Just preparing for a trip to London for three days of tasting. I’ll probably put 300 different wines in my mouth, and I’ll probably end up writing about a maximum of 15 of them. In other words, more than 95% of what I sample will go unreported.
Is it worth the effort? And equally importantly, is it worth the people who have invited me to these events inviting me again? Personally, I do find it worth the effort – most of the time. I find tasting and talking about wine to be the quickest way of improving my knowledge. It’s like exercise – the more you do it, the fitter you get, and if you stop doing it, you soon run to seed. There are some writers who do taste more than I do – Matthew Jukes gets through phenomenal amounts – but not many.
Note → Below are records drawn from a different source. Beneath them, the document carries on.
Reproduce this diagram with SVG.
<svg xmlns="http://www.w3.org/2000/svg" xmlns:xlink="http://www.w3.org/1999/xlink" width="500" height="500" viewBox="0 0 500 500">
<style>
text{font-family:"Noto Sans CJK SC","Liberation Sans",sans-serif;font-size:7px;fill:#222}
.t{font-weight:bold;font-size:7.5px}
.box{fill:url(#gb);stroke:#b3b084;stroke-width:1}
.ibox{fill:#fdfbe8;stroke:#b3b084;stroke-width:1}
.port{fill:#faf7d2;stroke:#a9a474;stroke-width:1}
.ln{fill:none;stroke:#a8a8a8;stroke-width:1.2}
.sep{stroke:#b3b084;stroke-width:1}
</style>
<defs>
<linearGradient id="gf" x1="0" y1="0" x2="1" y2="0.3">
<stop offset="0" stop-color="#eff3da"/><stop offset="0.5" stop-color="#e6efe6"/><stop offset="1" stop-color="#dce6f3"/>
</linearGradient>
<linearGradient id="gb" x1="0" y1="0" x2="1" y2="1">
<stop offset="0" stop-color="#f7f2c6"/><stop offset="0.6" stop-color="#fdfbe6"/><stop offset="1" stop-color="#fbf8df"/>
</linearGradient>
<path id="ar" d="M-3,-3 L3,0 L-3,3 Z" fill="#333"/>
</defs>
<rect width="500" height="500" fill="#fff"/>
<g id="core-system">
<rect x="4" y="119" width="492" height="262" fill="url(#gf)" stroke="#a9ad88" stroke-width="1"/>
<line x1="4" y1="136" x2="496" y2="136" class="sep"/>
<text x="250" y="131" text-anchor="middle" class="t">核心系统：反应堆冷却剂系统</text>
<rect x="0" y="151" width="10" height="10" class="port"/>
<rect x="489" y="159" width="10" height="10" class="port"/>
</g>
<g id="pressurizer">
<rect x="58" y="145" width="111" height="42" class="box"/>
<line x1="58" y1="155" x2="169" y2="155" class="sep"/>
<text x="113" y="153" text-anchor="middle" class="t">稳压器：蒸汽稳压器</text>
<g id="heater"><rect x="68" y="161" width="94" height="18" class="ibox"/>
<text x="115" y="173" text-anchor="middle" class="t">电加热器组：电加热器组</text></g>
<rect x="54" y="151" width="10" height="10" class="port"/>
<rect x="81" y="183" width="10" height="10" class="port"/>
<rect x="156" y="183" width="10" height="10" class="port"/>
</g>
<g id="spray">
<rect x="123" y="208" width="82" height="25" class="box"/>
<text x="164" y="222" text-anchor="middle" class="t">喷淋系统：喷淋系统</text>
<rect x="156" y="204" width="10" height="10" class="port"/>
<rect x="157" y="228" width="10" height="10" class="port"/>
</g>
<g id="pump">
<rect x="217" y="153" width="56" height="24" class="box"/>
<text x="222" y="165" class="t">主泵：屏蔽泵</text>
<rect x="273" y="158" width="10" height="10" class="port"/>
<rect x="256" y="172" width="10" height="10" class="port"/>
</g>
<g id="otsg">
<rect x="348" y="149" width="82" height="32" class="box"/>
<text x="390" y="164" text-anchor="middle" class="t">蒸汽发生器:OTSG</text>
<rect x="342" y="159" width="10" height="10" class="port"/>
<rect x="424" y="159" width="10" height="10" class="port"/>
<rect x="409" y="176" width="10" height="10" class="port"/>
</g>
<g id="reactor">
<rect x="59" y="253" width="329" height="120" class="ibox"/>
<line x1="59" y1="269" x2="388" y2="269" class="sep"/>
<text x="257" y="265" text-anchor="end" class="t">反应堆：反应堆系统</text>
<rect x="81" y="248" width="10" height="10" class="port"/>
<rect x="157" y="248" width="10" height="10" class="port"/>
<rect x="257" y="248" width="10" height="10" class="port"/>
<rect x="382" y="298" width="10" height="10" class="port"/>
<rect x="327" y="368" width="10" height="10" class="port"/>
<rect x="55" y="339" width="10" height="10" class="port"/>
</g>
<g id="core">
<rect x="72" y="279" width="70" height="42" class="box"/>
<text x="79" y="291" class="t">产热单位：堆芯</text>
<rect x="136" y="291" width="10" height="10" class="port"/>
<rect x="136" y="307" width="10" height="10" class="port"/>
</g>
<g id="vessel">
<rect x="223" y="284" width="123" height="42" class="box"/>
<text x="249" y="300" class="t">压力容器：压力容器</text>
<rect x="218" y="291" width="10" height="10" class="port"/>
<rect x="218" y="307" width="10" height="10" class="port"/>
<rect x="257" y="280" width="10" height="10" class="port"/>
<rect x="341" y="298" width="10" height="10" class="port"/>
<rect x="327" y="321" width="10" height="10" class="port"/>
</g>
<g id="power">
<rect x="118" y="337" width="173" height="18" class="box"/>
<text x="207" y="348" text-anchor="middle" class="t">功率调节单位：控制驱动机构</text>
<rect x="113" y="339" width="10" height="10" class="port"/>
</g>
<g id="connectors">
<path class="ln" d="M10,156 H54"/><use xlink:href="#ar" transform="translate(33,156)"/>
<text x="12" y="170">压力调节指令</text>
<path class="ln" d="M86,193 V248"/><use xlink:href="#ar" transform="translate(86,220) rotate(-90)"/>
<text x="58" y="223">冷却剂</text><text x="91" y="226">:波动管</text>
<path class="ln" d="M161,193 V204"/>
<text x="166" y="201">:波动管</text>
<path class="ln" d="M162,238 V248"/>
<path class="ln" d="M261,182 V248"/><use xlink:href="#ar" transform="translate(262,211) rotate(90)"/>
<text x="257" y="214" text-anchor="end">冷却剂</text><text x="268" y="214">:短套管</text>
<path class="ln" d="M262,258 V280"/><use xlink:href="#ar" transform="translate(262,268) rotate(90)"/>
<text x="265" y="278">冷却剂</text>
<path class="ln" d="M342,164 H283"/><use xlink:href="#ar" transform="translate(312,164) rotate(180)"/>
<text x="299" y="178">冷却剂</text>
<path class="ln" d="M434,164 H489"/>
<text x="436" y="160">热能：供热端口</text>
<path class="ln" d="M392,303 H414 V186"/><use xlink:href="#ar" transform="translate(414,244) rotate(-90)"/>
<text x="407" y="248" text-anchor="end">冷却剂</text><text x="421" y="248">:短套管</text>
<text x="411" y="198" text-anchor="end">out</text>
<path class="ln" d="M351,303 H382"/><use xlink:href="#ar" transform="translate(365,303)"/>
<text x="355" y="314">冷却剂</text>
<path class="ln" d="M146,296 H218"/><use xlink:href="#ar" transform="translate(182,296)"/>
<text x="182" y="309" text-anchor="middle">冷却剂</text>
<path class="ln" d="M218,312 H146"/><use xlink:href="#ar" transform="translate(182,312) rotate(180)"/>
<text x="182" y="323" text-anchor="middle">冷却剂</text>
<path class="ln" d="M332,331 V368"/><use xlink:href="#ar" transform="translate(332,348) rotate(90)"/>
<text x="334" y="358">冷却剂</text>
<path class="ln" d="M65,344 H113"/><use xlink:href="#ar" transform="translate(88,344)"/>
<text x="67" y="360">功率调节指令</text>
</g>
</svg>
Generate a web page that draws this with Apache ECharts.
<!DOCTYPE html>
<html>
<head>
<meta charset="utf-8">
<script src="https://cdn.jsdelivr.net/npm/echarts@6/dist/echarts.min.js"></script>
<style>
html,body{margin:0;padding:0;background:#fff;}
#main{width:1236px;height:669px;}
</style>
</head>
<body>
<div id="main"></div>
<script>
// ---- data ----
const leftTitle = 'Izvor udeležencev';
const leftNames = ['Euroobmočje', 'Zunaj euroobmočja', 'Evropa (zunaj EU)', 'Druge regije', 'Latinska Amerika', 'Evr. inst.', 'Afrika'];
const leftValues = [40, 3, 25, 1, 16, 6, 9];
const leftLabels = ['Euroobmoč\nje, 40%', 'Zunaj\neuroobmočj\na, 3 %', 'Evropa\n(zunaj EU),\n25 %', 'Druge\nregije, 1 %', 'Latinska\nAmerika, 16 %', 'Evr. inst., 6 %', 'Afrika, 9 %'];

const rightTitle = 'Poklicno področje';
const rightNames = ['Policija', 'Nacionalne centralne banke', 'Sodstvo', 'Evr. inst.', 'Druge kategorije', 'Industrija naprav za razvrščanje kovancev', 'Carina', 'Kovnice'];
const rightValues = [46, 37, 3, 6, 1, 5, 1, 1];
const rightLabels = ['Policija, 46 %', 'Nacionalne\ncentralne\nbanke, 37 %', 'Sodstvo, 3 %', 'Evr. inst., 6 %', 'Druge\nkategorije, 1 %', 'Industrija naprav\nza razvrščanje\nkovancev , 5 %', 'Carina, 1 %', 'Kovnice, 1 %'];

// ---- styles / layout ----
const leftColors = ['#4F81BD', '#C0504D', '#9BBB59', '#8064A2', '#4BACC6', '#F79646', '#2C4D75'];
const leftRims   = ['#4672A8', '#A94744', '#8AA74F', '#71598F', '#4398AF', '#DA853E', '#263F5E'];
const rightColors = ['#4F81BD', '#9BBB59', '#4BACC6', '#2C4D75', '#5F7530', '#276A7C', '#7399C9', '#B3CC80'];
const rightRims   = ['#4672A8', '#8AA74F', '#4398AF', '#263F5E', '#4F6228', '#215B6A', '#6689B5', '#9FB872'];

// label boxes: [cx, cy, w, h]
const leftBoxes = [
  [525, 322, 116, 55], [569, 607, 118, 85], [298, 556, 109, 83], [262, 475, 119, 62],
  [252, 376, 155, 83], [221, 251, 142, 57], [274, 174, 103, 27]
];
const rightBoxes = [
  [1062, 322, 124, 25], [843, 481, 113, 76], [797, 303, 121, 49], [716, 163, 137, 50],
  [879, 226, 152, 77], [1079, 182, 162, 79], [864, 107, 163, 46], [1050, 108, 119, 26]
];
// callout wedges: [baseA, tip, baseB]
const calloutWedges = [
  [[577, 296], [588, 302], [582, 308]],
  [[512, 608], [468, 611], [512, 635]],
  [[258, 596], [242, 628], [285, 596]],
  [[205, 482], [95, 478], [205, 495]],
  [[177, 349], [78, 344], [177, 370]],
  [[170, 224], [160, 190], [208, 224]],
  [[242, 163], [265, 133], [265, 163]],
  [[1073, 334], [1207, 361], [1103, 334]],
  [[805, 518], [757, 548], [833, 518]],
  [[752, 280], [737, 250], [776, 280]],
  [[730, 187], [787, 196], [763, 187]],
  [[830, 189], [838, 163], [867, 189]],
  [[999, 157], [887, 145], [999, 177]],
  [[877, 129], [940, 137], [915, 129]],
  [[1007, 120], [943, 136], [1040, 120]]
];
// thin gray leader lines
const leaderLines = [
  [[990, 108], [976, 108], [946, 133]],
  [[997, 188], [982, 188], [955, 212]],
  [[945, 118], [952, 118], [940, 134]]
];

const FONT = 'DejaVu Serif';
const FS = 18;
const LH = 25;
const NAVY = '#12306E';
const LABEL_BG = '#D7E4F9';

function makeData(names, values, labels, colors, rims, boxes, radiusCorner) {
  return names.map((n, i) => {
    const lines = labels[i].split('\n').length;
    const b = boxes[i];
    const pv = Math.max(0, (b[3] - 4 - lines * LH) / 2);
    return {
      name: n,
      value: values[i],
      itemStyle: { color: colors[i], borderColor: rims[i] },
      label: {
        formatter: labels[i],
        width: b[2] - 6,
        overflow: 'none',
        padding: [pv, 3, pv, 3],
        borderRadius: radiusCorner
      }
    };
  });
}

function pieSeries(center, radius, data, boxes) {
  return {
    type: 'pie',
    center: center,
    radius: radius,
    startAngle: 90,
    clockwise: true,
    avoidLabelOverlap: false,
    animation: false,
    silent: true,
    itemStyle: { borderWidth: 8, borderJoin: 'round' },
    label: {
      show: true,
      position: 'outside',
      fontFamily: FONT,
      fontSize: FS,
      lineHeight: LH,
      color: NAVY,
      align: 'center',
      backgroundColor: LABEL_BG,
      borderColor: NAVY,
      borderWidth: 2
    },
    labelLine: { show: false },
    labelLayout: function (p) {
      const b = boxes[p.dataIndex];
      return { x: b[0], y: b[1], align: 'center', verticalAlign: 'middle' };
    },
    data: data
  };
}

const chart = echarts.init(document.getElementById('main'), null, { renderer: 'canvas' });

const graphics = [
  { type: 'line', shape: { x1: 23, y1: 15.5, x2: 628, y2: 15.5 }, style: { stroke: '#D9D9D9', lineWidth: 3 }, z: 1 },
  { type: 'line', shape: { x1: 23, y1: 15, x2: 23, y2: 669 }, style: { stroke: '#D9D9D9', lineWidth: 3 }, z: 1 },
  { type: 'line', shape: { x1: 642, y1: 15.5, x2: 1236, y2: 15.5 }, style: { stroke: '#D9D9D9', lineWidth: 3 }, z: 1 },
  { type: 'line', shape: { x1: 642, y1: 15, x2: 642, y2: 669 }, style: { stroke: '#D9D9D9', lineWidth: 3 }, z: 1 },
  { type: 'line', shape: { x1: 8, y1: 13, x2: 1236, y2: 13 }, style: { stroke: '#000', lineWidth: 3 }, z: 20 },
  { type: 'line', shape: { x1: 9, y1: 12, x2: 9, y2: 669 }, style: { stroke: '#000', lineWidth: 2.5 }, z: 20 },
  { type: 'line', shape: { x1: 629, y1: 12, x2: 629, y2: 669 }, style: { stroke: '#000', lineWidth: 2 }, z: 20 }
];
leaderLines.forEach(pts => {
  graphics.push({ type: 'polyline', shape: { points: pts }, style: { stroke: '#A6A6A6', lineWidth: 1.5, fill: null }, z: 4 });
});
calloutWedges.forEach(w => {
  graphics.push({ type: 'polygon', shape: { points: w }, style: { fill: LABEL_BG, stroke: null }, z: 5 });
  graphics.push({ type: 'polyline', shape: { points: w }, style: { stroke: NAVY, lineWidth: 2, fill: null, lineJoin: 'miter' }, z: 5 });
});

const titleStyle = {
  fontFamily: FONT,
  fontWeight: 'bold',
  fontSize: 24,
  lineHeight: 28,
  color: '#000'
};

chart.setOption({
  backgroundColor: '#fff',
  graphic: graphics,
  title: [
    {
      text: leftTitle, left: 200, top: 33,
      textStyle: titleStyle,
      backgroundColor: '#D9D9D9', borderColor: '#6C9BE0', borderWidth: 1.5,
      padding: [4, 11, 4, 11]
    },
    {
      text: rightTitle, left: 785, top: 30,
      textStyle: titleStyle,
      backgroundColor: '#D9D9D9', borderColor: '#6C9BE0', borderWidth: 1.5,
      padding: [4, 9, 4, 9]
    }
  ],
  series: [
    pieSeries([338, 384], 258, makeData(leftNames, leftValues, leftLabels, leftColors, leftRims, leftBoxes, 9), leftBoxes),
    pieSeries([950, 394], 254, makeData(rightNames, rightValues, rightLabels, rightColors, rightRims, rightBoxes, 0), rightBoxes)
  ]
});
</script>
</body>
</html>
It means that I’m reasonably qualified to give opinions (both to readers and to producers/importers/etc) on what I try, and to compare wines with those of other parts of the world. And obviously, those who invite me wouldn’t keep on inviting me if I were just taking the piss and turning up for the free lunch.
And yet… Tomorrow, I’ll be spending probably 3-4 hours tasting through wines from South West France. It’s an event organised by the French, so there will be little information of use in the catalogue – I may get an importer’s name if I’m lucky, but nothing useful like UK prices and stockists. Which will then mean more hours collating info on the wines I’m interested in, a few disappointments when I find that a particular wine is only available by the palate, and several weeks wait while the winery sends me another sample from France – I always try to retaste wines I’m going to recommend in the cold light of my kitchen, away from the persuasive charms of well-dressed young Frenchwomen…
Wouldn’t it just be easier to sit on my bum and ring up my favourite importers for some samples? Perhaps. But that’s how wine writers get lazy. As I said earlier, there is that danger of running to seed and becoming complacent, being stuck with opinions that were valid five years ago but which are now out of date. So I will be there tomorrow, putting in the hours and hoping to be pleasantly surprised. Expect my verdict on one of the unsung regions of the French wine world here in the coming days.